## Data points: N ellipsis, ambiguity 7/31/10

Just in, from my daughter, about her daughter:

On Friday, Opal does work that she brings home. Yesterday’s included the word problem: Mother cat had 6 kittens. 5 kittens went to new owners. How many were left?

Opal’s answer, duly checked off by the teacher, was “2 cats were left.”

Thank goodness she gave a complete non-elliptical sentence as an answer. That’s what you’re expected to do in school talk, even though it totally goes against ordinary language use, which sensibly enough goes for brevity.

Opal’s answer, which chooses one of the two ways of filling in the N ellipsis in the question’s how many? — ‘how many cats?’ vs. ‘how many kittens?’ — does, however, opt for the contextually less likely reading of the question: the set-up for the question is about kittens — the discourse topic is kittens — so the expected fill-in for the ellipsis would be kittens, not cats, even though the N cat is out there in the context. That is, the expected elliptical answer would be “1”, or somewhat less elliptically, “1 kitten”, or the complete sentence “1 kitten was left”. (Ok, a kid who responded with any of these might still have the answer marked WRONG by a stickler teacher, since they all have “1”, the numeral, instead of “one”, the number word. My god, school is a minefield.)

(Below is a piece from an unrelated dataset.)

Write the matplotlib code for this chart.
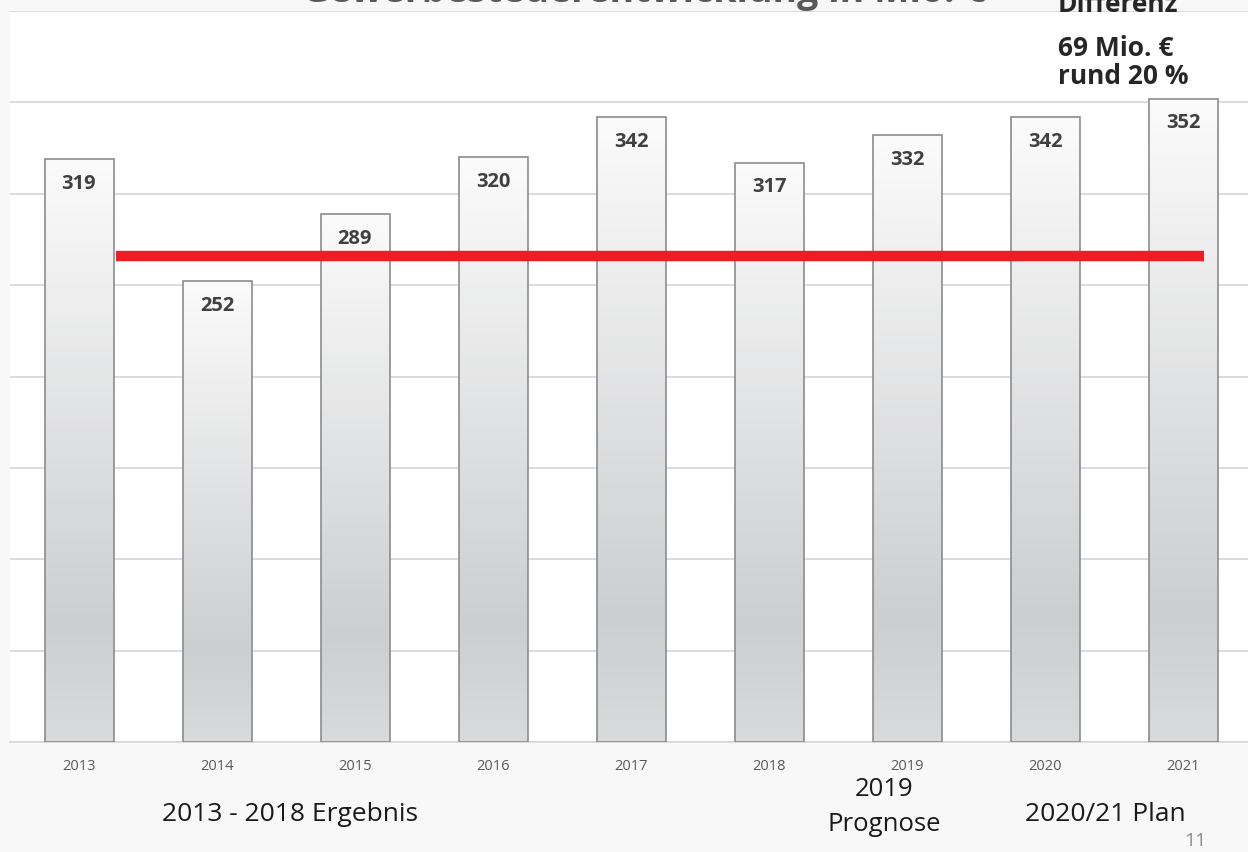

I suspect that Opal might have learned, by experience rather than explicit teaching, to anticipate pitfalls and tricks in test questions, which you can avoid only by talking with utter explicitness. It’s still an open question whether she honestly (and unconsciously) interpreted the question in the contextually less appropriate way, or whether she was (perhaps without thinking it through) being clever and tweaking the person who wrote the question, or whether she meta-reasoned (unconsciously) that 6-minus-5 was just too stupidly easy a question, so that some answer less obvious than “1” was called for. (Not that we could find out by asking her: if she could supply an answer to the question “Why did you say ‘2 cats’?” at all, the answer she gave would be likely to be a construction based on her interpretation of the reasons behind our question, since she would have been extremely unlikely to have had insight into the springs of her behavior at the time she wrote her answer — whatever they might believe, people aren’t at all good at getting access to their unconscious thought processes — and she’s even less likely to remember these details now. So I’m having breakfast with Opal and her mother in a few minutes but won’t ask her why she gave that answer.)

Oh dear, this has gone way past just a brief reporting of a data point. So goes the academic life!

### 3 Responses to “Data points: N ellipsis, ambiguity 7/31/10”

1. Michael Paul Goldenberg Says:

All the more reason that the worship of standardized multiple-choice tests is clear evidence that the worshipers have little or no interest in helping teachers get formative feedback. Trying to figure out which mathematical issue (if it WAS a mathematical issue at all) that a student failed to get based on the answer to such questions is well-nigh impossible even when individual responses are provided to teachers (which doesn’t in fact happen with high-stakes tests).

2. Elizabeth Zwicky Says:

I did ask if the teacher had commented on her answer and she gave me the “Adults ask stupid questions” look and said “No”. I suggested maybe one was a possible answer but she was not amenable to this concept.

3. arnold zwicky Says:

Points to the teacher who, without wrangling, counted the answer as correct. Many teachers would have marked it just wrong, saying (if challenged) something like, “It’s true that there are two cats left; but that’s not what the question was asking.” And there’s some point in that, though I’d hate to have to explain that point to Opal, who would of course have hotly replied, “If you meant to ask how many kittens were left, why didn’t you say that?”